» Instructions for the task
Exactly repeat the material, dropping every picture from the copy.

--- Source excerpt ---

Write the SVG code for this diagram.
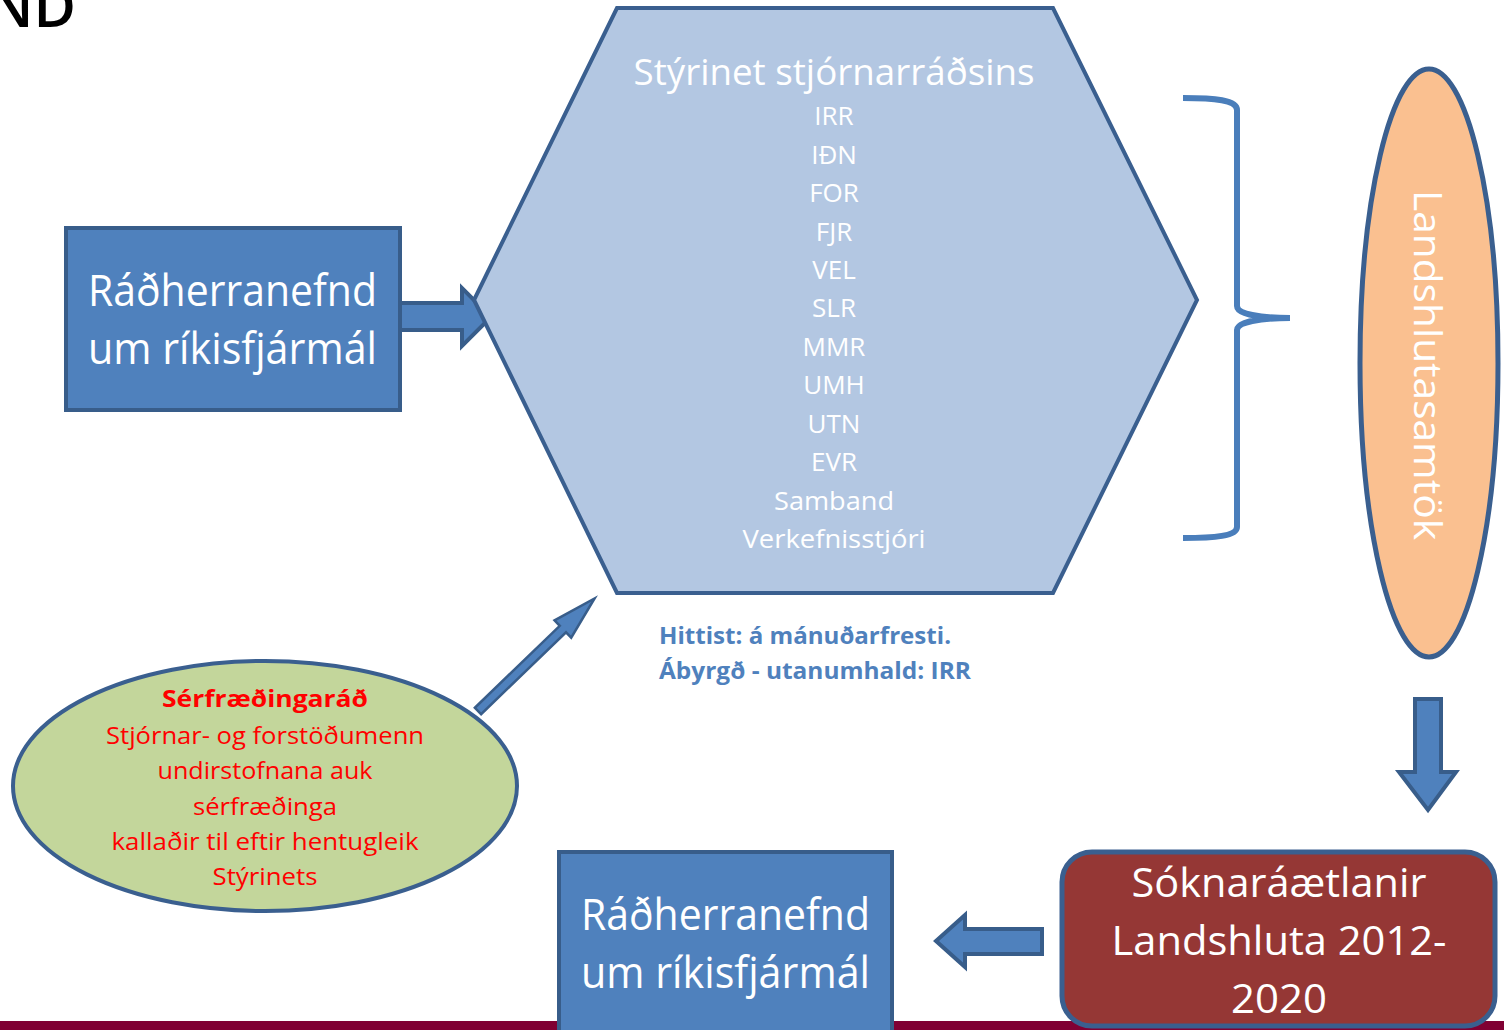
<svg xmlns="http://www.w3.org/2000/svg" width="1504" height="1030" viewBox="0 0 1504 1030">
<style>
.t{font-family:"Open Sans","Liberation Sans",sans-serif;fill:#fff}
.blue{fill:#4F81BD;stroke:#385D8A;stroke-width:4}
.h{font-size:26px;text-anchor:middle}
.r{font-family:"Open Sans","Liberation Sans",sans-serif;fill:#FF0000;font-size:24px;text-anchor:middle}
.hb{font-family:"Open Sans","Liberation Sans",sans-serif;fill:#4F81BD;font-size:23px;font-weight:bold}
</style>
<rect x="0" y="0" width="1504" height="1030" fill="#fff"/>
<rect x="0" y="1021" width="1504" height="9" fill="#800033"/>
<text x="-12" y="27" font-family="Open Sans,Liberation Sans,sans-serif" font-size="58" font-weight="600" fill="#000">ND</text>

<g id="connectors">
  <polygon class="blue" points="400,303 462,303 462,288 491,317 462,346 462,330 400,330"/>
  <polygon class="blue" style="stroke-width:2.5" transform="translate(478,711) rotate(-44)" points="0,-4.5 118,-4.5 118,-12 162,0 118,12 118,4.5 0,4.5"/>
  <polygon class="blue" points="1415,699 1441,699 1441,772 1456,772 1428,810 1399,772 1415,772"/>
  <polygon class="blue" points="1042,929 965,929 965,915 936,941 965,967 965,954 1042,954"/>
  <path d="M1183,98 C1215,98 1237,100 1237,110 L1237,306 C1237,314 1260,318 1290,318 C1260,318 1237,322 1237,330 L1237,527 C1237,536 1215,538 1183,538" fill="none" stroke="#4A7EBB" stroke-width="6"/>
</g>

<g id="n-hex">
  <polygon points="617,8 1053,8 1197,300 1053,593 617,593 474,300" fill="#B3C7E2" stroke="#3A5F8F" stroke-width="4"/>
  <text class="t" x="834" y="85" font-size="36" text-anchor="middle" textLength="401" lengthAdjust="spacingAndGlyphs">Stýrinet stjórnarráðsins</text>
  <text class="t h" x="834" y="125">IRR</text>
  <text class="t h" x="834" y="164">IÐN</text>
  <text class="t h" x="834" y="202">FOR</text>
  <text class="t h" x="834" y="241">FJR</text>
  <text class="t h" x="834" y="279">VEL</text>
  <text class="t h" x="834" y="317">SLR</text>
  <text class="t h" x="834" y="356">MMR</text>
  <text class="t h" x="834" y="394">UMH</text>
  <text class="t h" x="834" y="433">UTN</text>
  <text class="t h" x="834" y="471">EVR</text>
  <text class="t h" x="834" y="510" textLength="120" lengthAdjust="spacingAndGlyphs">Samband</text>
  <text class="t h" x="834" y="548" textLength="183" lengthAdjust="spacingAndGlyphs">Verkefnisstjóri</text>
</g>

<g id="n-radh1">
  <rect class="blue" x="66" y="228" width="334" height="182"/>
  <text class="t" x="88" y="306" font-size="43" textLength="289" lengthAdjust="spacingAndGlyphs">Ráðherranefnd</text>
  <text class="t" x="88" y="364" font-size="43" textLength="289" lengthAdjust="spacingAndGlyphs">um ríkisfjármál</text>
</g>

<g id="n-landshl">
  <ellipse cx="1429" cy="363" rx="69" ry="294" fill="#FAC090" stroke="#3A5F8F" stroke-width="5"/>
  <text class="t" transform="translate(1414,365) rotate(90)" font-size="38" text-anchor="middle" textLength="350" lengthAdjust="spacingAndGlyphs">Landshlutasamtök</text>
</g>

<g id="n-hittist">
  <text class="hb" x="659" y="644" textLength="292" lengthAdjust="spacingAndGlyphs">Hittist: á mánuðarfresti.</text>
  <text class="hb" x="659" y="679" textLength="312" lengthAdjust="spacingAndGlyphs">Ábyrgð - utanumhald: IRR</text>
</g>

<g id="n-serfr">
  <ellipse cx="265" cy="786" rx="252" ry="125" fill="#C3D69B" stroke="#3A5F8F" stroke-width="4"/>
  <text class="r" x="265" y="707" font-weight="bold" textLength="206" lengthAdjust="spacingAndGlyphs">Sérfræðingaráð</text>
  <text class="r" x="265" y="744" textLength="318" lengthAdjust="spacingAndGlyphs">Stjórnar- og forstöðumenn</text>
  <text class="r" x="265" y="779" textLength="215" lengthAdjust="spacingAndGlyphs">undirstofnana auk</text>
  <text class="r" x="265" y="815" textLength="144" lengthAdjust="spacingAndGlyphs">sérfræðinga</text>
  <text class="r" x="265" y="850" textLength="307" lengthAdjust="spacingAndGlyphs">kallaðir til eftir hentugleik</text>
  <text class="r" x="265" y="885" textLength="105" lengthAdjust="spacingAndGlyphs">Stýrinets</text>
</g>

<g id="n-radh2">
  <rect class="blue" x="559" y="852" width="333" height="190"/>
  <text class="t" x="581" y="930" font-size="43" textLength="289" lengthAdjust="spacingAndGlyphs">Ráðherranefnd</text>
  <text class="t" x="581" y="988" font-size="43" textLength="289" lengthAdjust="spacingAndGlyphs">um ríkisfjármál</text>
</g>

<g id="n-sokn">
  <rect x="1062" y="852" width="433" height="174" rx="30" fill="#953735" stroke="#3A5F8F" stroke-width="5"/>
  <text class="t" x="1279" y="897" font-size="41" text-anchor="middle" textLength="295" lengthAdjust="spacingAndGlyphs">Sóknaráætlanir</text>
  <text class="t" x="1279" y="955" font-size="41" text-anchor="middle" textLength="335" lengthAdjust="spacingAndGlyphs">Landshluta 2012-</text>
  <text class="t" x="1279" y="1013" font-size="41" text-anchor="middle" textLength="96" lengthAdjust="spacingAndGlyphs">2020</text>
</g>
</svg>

---

» Solution to the exercise
Write the SVG code for this diagram.
<svg xmlns="http://www.w3.org/2000/svg" width="1504" height="1030" viewBox="0 0 1504 1030">
<style>
.t{font-family:"Open Sans","Liberation Sans",sans-serif;fill:#fff}
.blue{fill:#4F81BD;stroke:#385D8A;stroke-width:4}
.h{font-size:26px;text-anchor:middle}
.r{font-family:"Open Sans","Liberation Sans",sans-serif;fill:#FF0000;font-size:24px;text-anchor:middle}
.hb{font-family:"Open Sans","Liberation Sans",sans-serif;fill:#4F81BD;font-size:23px;font-weight:bold}
</style>
<rect x="0" y="0" width="1504" height="1030" fill="#fff"/>
<rect x="0" y="1021" width="1504" height="9" fill="#800033"/>
<text x="-12" y="27" font-family="Open Sans,Liberation Sans,sans-serif" font-size="58" font-weight="600" fill="#000">ND</text>

<g id="connectors">
  <polygon class="blue" points="400,303 462,303 462,288 491,317 462,346 462,330 400,330"/>
  <polygon class="blue" style="stroke-width:2.5" transform="translate(478,711) rotate(-44)" points="0,-4.5 118,-4.5 118,-12 162,0 118,12 118,4.5 0,4.5"/>
  <polygon class="blue" points="1415,699 1441,699 1441,772 1456,772 1428,810 1399,772 1415,772"/>
  <polygon class="blue" points="1042,929 965,929 965,915 936,941 965,967 965,954 1042,954"/>
  <path d="M1183,98 C1215,98 1237,100 1237,110 L1237,306 C1237,314 1260,318 1290,318 C1260,318 1237,322 1237,330 L1237,527 C1237,536 1215,538 1183,538" fill="none" stroke="#4A7EBB" stroke-width="6"/>
</g>

<g id="n-hex">
  <polygon points="617,8 1053,8 1197,300 1053,593 617,593 474,300" fill="#B3C7E2" stroke="#3A5F8F" stroke-width="4"/>
  <text class="t" x="834" y="85" font-size="36" text-anchor="middle" textLength="401" lengthAdjust="spacingAndGlyphs">Stýrinet stjórnarráðsins</text>
  <text class="t h" x="834" y="125">IRR</text>
  <text class="t h" x="834" y="164">IÐN</text>
  <text class="t h" x="834" y="202">FOR</text>
  <text class="t h" x="834" y="241">FJR</text>
  <text class="t h" x="834" y="279">VEL</text>
  <text class="t h" x="834" y="317">SLR</text>
  <text class="t h" x="834" y="356">MMR</text>
  <text class="t h" x="834" y="394">UMH</text>
  <text class="t h" x="834" y="433">UTN</text>
  <text class="t h" x="834" y="471">EVR</text>
  <text class="t h" x="834" y="510" textLength="120" lengthAdjust="spacingAndGlyphs">Samband</text>
  <text class="t h" x="834" y="548" textLength="183" lengthAdjust="spacingAndGlyphs">Verkefnisstjóri</text>
</g>

<g id="n-radh1">
  <rect class="blue" x="66" y="228" width="334" height="182"/>
  <text class="t" x="88" y="306" font-size="43" textLength="289" lengthAdjust="spacingAndGlyphs">Ráðherranefnd</text>
  <text class="t" x="88" y="364" font-size="43" textLength="289" lengthAdjust="spacingAndGlyphs">um ríkisfjármál</text>
</g>

<g id="n-landshl">
  <ellipse cx="1429" cy="363" rx="69" ry="294" fill="#FAC090" stroke="#3A5F8F" stroke-width="5"/>
  <text class="t" transform="translate(1414,365) rotate(90)" font-size="38" text-anchor="middle" textLength="350" lengthAdjust="spacingAndGlyphs">Landshlutasamtök</text>
</g>

<g id="n-hittist">
  <text class="hb" x="659" y="644" textLength="292" lengthAdjust="spacingAndGlyphs">Hittist: á mánuðarfresti.</text>
  <text class="hb" x="659" y="679" textLength="312" lengthAdjust="spacingAndGlyphs">Ábyrgð - utanumhald: IRR</text>
</g>

<g id="n-serfr">
  <ellipse cx="265" cy="786" rx="252" ry="125" fill="#C3D69B" stroke="#3A5F8F" stroke-width="4"/>
  <text class="r" x="265" y="707" font-weight="bold" textLength="206" lengthAdjust="spacingAndGlyphs">Sérfræðingaráð</text>
  <text class="r" x="265" y="744" textLength="318" lengthAdjust="spacingAndGlyphs">Stjórnar- og forstöðumenn</text>
  <text class="r" x="265" y="779" textLength="215" lengthAdjust="spacingAndGlyphs">undirstofnana auk</text>
  <text class="r" x="265" y="815" textLength="144" lengthAdjust="spacingAndGlyphs">sérfræðinga</text>
  <text class="r" x="265" y="850" textLength="307" lengthAdjust="spacingAndGlyphs">kallaðir til eftir hentugleik</text>
  <text class="r" x="265" y="885" textLength="105" lengthAdjust="spacingAndGlyphs">Stýrinets</text>
</g>

<g id="n-radh2">
  <rect class="blue" x="559" y="852" width="333" height="190"/>
  <text class="t" x="581" y="930" font-size="43" textLength="289" lengthAdjust="spacingAndGlyphs">Ráðherranefnd</text>
  <text class="t" x="581" y="988" font-size="43" textLength="289" lengthAdjust="spacingAndGlyphs">um ríkisfjármál</text>
</g>

<g id="n-sokn">
  <rect x="1062" y="852" width="433" height="174" rx="30" fill="#953735" stroke="#3A5F8F" stroke-width="5"/>
  <text class="t" x="1279" y="897" font-size="41" text-anchor="middle" textLength="295" lengthAdjust="spacingAndGlyphs">Sóknaráætlanir</text>
  <text class="t" x="1279" y="955" font-size="41" text-anchor="middle" textLength="335" lengthAdjust="spacingAndGlyphs">Landshluta 2012-</text>
  <text class="t" x="1279" y="1013" font-size="41" text-anchor="middle" textLength="96" lengthAdjust="spacingAndGlyphs">2020</text>
</g>
</svg>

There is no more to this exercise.